Le second paramètre stratégique concerne le financement de l’éducation, dans un contexte économique marqué par le retrait progressif de certains bailleurs internationaux. Malgré des budgets qualifiés d’historiques pour 2026, l’investissement reste marginal, représentant seulement 7,77 % du budget du ministère de l’Éducation nationale (MEN) et 10,10 % du budget sectoriel. Une situation qui, selon la COSYDEP, limite durablement la capacité de l’État à financer les infrastructures et équipements nécessaires à l’amélioration de la qualité. L’organisation plaide pour des budgets mieux répartis, plus sensibles à la vulnérabilité, une optimisation des ressources existantes et le développement de mécanismes de financement innovants, fondés notamment sur une justice fiscale favorable aux services sociaux de base.
Un contexte sociopolitique à maîtriser
Enfin, la COSYDEP met en garde contre la politisation excessive de l’espace public, qu’elle estime préjudiciable à une prise en charge efficace des enjeux éducatifs. Selon elle, les jeux d’acteurs politiques relèguent au second plan des questions fondamentales de développement économique et social. L’organisation appelle à assainir l’espace social et à replacer l’éducation au cœur des priorités nationales, en protégeant l’école des tensions politiques. Elle estime que le pacte social en construction devrait également engager les acteurs politiques à préserver la stabilité et la cohésion nationale.

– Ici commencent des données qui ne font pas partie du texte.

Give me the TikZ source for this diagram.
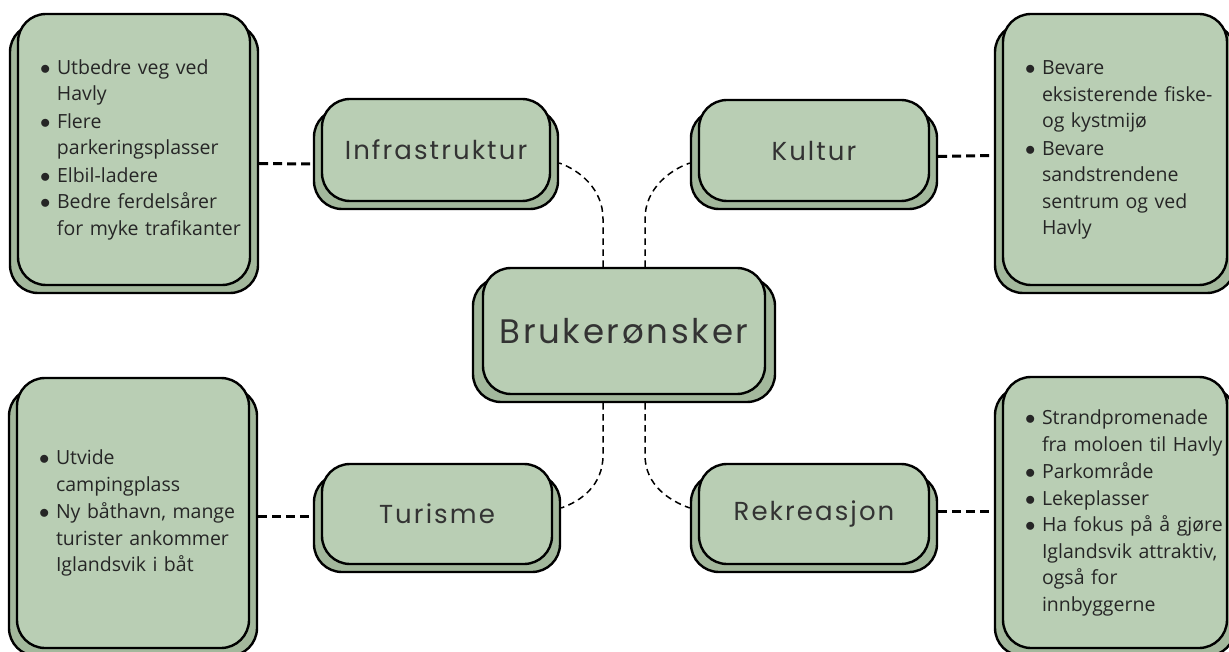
\documentclass[tikz,border=0pt]{standalone}
\usepackage{fontspec}
\setmainfont{Open Sans}
\newfontfamily\tittelfont[LetterSpace=8]{Poppins}
\usepackage{tikz}
\usetikzlibrary{calc}

\definecolor{salvie}{HTML}{B9CEB4}
\definecolor{salviemork}{HTML}{A3B89C}
\definecolor{tekstgraa}{HTML}{333333}

\newcommand{\punkt}[1]{\noindent\makebox[17pt][l]{$\bullet$}\begin{tabular}[t]{@{}l@{}}#1\end{tabular}\par}

\begin{document}
\begin{tikzpicture}[x=1pt, y=-1pt,
	boks/.style={draw=black, line width=2.4pt, fill=salvie, rounded corners=28pt, inner sep=0pt},
	bakboks/.style={boks, fill=salviemork},
	emne/.style={boks, font=\tittelfont\fontsize{26}{30}\selectfont, text=tekstgraa},
	liste/.style={boks, inner xsep=22pt, align=left, font=\fontsize{19.5}{26.5}\selectfont, text=black!85},
	tykkstrek/.style={line width=3pt, dash pattern=on 9pt off 5pt},
	tynnstrek/.style={line width=1.5pt, dash pattern=on 6.5pt off 4.5pt}]
				\useasboundingbox (0,0) rectangle (1229,652);
				% bakre bokser
				\node[bakboks, minimum width=248pt, minimum height=269pt] (tl-b) at (134,158.5) {};
				\node[bakboks, minimum width=240pt, minimum height=269pt] (tr-b) at (1115,158.5) {};
				\node[bakboks, minimum width=248pt, minimum height=268pt] (bl-b) at (133,522) {};
				\node[bakboks, minimum width=240pt, minimum height=269pt] (br-b) at (1115,521.5) {};
				\node[bakboks, minimum width=244pt, minimum height=100pt] (infra-b) at (436,159) {};
				\node[bakboks, minimum width=246pt, minimum height=99pt] (kultur-b) at (814,159.5) {};
				\node[bakboks, minimum width=246pt, minimum height=98pt] (turisme-b) at (437,523) {};
				\node[bakboks, minimum width=246pt, minimum height=98pt] (rekre-b) at (814,523) {};
				\node[bakboks, minimum width=302pt, minimum height=124pt] (hub-b) at (624,340) {};
				% emner
				\node[emne, minimum width=228pt, minimum height=102pt] (infra) at (436,150) {Infrastruktur};
				\node[emne, minimum width=230pt, minimum height=101pt] (kultur) at (814,150.5) {Kultur};
				\node[emne, minimum width=230pt, minimum height=100pt] (turisme) at (437,514) {Turisme};
				\node[emne, minimum width=230pt, minimum height=100pt] (rekre) at (814,514) {Rekreasjon};
				\node[emne, font=\tittelfont\fontsize{34}{40}\selectfont, minimum width=282pt, minimum height=126pt] (hub) at (624,331) {Brukerønsker};
				% lister
				\node[liste, text width=188pt, minimum width=232pt, minimum height=271pt] (tl) at (134,149.5) {%
					\punkt{Utbedre veg ved\\Havly}
					\punkt{Flere\\parkeringsplasser}
					\punkt{Elbil-ladere}
					\punkt{Bedre ferdelsårer\\for myke trafikanter}};
				\node[liste, text width=180pt, minimum width=224pt, minimum height=271pt] (tr) at (1115,149.5) {%
					\punkt{Bevare\\eksisterende fiske-\\og kystmijø}
					\punkt{Bevare\\sandstrendene\\sentrum og ved\\Havly}};
				\node[liste, text width=188pt, minimum width=232pt, minimum height=270pt] (bl) at (133,513) {%
					\punkt{Utvide\\campingplass}
					\punkt{Ny båthavn, mange\\turister ankommer\\Iglandsvik i båt}};
				\node[liste, text width=180pt, minimum width=224pt, minimum height=271pt] (br) at (1115,512.5) {%
					\punkt{Strandpromenade\\fra moloen til Havly}
					\punkt{Parkområde}
					\punkt{Lekeplasser}
					\punkt{Ha fokus på å gjøre\\Iglandsvik attraktiv,\\også for\\innbyggerne}};
				% koblinger
				\draw[tykkstrek] ($(tl-b.east)+(0,5)$) -- ($(infra-b.west)+(0,5)$);
				\draw[tykkstrek] ($(kultur-b.east)+(0,-3)$) -- ($(tr-b.west)+(0,-3)$);
				\draw[tykkstrek] ($(bl-b.east)+(0,-6)$) -- ($(turisme-b.west)+(0,-7)$);
				\draw[tykkstrek] ($(rekre-b.east)+(0,-12)$) -- ($(br-b.west)+(0,-10.5)$);
				\draw[tynnstrek] ($(hub.north)+(-21,0)$) -- ++(0,-48) .. controls +(0,-30) and +(20,7) .. ($(infra-b.east)+(0,4)$);
				\draw[tynnstrek] ($(hub.north)+(21,0)$) -- ++(0,-48) .. controls +(0,-30) and +(-20,7) .. ($(kultur-b.west)+(0,3.5)$);
				\draw[tynnstrek] ($(hub-b.south)+(-21,0)$) -- ++(0,52) .. controls +(0,30) and +(20,-7) .. ($(turisme-b.east)+(0,-15)$);
				\draw[tynnstrek] ($(hub-b.south)+(21,0)$) -- ++(0,52) .. controls +(0,30) and +(-20,-7) .. ($(rekre-b.west)+(0,-15)$);
\end{tikzpicture}
\end{document}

Réaffirmant son engagement en faveur d’une éducation publique inclusive, équitable, stable et protectrice, la COSYDEP insiste sur l’importance d’une gouvernance transparente et participative, ainsi que sur la nécessité d’investissements adaptés. Elle rappelle qu’aucune réforme durable ne peut réussir sans un dialogue constructif et une mobilisation collective de l’ensemble des acteurs.
Enfin, la COSYDEP appelle à consolider les acquis et à relever les défis persistants dans un esprit de responsabilité et de partenariat, afin d’assurer un bon dénouement de l’année scolaire. Elle a également adressé ses vœux pour une excellente année 2026 et une participation réussie de l’équipe nationale du Sénégal à la CAN.